▸ STATED EXERCISE
Keep only the lines from the top of the listing through the one with "const ratio = [1.08, 1.336, 1.345, 1.606, 2.152, 2.28, 2.326];", and reproduce them unaltered.

▸ RECORDED DATA
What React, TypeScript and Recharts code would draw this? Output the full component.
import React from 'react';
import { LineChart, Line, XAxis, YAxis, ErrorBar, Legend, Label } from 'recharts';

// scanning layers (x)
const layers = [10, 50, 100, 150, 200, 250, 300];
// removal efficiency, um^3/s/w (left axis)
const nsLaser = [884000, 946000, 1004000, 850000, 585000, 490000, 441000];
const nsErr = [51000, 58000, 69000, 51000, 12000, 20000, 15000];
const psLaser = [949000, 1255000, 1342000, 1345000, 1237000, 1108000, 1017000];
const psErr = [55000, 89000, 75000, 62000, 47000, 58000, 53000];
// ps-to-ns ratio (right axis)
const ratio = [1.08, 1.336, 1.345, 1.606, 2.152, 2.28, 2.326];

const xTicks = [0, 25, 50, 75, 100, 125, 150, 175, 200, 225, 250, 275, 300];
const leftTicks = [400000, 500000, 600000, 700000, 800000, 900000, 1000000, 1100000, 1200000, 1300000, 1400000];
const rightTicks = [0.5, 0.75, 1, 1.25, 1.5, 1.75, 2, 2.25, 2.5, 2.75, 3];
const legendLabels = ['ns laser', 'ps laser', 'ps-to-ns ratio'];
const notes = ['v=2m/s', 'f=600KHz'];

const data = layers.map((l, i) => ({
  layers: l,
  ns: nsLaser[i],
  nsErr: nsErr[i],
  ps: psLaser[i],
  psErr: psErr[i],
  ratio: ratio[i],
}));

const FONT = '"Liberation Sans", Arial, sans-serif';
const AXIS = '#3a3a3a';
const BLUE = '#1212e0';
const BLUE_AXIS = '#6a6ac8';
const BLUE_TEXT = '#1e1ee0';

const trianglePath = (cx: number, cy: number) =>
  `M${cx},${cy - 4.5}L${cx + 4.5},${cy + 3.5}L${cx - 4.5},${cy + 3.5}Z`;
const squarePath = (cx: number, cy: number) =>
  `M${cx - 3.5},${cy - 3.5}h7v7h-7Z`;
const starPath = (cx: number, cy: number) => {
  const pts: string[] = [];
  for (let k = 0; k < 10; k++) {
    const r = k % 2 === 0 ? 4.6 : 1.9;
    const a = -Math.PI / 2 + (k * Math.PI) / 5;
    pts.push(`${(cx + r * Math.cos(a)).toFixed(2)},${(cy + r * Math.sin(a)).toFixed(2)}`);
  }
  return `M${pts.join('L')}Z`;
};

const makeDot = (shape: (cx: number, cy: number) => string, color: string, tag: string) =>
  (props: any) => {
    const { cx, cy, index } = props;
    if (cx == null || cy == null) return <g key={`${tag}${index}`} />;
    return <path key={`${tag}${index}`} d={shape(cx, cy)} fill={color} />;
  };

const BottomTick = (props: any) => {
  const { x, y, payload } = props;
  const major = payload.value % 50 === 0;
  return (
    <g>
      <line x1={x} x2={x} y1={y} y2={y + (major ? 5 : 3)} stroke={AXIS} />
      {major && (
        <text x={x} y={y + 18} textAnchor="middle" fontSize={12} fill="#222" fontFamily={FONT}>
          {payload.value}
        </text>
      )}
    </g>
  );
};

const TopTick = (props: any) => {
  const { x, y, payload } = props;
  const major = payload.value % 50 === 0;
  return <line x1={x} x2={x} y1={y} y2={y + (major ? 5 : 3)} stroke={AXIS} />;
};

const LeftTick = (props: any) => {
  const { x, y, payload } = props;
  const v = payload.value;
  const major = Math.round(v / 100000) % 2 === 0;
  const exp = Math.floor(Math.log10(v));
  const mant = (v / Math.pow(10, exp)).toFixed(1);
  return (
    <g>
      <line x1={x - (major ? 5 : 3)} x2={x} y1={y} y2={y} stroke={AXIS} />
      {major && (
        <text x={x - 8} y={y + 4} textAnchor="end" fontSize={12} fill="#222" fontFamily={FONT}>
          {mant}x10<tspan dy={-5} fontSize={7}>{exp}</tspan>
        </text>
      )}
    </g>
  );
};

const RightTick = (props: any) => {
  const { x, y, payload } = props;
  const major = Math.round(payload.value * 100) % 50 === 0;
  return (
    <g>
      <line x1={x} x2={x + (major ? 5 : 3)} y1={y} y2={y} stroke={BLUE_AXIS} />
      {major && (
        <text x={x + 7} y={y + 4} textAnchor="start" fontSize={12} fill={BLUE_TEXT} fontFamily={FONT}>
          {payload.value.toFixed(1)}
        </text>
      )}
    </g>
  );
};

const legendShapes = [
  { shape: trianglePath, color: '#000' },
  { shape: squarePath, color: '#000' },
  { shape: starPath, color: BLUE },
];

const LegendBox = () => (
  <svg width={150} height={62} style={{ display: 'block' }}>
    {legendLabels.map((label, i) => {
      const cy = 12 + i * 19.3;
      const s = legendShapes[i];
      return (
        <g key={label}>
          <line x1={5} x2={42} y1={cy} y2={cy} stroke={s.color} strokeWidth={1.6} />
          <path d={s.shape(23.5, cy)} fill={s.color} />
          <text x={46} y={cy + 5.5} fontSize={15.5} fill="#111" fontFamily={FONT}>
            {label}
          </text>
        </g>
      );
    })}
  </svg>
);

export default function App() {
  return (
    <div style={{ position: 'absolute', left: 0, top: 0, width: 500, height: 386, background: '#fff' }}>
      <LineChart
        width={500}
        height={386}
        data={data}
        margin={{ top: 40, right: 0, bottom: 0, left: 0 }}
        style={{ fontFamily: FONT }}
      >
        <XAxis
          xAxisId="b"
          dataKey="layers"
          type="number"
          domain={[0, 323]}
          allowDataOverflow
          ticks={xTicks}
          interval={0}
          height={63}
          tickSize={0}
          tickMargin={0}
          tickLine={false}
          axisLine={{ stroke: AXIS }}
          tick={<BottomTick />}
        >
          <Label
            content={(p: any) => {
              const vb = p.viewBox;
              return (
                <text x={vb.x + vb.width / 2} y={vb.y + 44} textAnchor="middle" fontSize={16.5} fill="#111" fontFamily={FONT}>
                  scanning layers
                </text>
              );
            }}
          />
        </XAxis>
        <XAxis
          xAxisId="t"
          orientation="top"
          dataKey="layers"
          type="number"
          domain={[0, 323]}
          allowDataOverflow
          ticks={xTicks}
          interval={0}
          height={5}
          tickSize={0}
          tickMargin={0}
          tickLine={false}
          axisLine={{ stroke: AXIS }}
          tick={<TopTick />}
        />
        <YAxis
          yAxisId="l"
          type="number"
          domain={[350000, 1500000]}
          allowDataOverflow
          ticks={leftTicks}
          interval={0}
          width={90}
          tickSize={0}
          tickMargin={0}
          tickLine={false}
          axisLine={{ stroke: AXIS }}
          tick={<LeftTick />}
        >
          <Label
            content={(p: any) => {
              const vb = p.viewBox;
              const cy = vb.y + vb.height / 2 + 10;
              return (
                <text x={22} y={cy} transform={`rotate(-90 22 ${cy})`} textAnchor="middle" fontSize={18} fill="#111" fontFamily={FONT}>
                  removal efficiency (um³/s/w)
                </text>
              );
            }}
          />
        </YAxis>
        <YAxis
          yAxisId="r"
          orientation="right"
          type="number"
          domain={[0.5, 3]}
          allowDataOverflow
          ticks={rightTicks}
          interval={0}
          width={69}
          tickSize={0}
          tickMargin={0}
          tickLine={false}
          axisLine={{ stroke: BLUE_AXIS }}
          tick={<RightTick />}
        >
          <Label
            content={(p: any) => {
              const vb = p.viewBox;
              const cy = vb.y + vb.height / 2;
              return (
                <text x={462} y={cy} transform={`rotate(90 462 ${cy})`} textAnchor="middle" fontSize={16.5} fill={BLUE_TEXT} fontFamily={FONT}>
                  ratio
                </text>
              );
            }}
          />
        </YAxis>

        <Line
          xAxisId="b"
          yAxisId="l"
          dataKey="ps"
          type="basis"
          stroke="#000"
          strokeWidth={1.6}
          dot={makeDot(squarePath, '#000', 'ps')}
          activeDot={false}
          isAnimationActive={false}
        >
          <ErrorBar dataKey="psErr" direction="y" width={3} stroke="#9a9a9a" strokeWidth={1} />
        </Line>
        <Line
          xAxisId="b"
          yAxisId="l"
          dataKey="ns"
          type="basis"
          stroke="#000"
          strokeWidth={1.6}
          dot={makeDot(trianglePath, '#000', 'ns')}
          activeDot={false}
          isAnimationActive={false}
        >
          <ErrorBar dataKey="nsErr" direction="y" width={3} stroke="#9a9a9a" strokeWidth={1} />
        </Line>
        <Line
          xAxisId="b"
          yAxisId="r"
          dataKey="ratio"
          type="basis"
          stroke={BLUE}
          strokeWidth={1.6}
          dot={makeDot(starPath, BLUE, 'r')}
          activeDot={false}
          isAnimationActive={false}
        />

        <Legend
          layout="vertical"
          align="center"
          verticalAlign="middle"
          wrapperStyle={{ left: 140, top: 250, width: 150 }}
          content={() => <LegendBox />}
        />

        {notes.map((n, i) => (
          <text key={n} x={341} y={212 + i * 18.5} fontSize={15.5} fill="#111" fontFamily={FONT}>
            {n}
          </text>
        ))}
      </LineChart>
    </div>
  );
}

▸ FULL ANSWER
What React, TypeScript and Recharts code would draw this? Output the full component.
import React from 'react';
import { LineChart, Line, XAxis, YAxis, ErrorBar, Legend, Label } from 'recharts';

// scanning layers (x)
const layers = [10, 50, 100, 150, 200, 250, 300];
// removal efficiency, um^3/s/w (left axis)
const nsLaser = [884000, 946000, 1004000, 850000, 585000, 490000, 441000];
const nsErr = [51000, 58000, 69000, 51000, 12000, 20000, 15000];
const psLaser = [949000, 1255000, 1342000, 1345000, 1237000, 1108000, 1017000];
const psErr = [55000, 89000, 75000, 62000, 47000, 58000, 53000];
// ps-to-ns ratio (right axis)
const ratio = [1.08, 1.336, 1.345, 1.606, 2.152, 2.28, 2.326];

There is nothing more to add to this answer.